Legally Yours,  Political Law

Ruffy v. Chief of Staff

Ramon Ruffy was the provincial commander stationed in Mindoro at the outbreak of war on December 8, 1941. When the Japanese forces landed in Mindoro on February 27, 1942, Mayor Ruffy retreated to the mountains and organized and led a guerrilla outfit known as the Bolo Combat team of Bolo Area. The case at bar is a petition for prohibition praying that respondents be commanded to desist from further proceedings in the trial of the petitioners on the ground that petitioners were not subject to military law at the time of the offense.

1.    Are the petitioners subject to military law at the time of war and Japanese occupation?
2.    Is 93d Article of War constitutional?

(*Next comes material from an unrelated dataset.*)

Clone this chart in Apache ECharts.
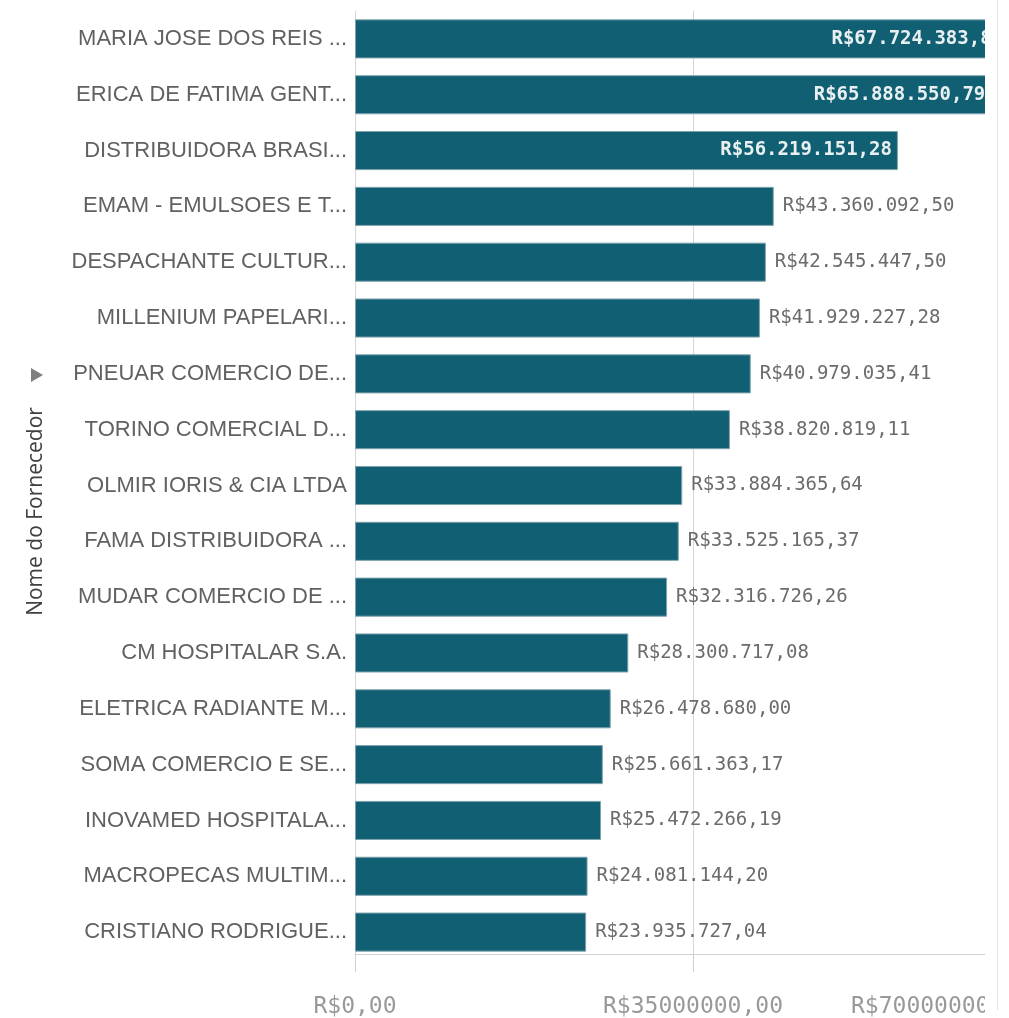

Petitioners were subject to military jurisdiction as provided for in Article of War (2d). The Bolo Area was a contingent of the 6th military district which had been recognized by the United States Army. The petitioners assailed the constitutionality of 93d Article of War on the ground that it violates Article VIII Section 2 par. 4 of the Constitution which provides that “National Assembly may not deprive the Supreme Court of its original jurisdiction over all criminal cases in which the penalty imposed is death or life imprisonment”. The petitioners are in error for courts-martial are agencies of executive character and are not a portion of the judiciary. The petition thus has no merits and is dismissed with costs.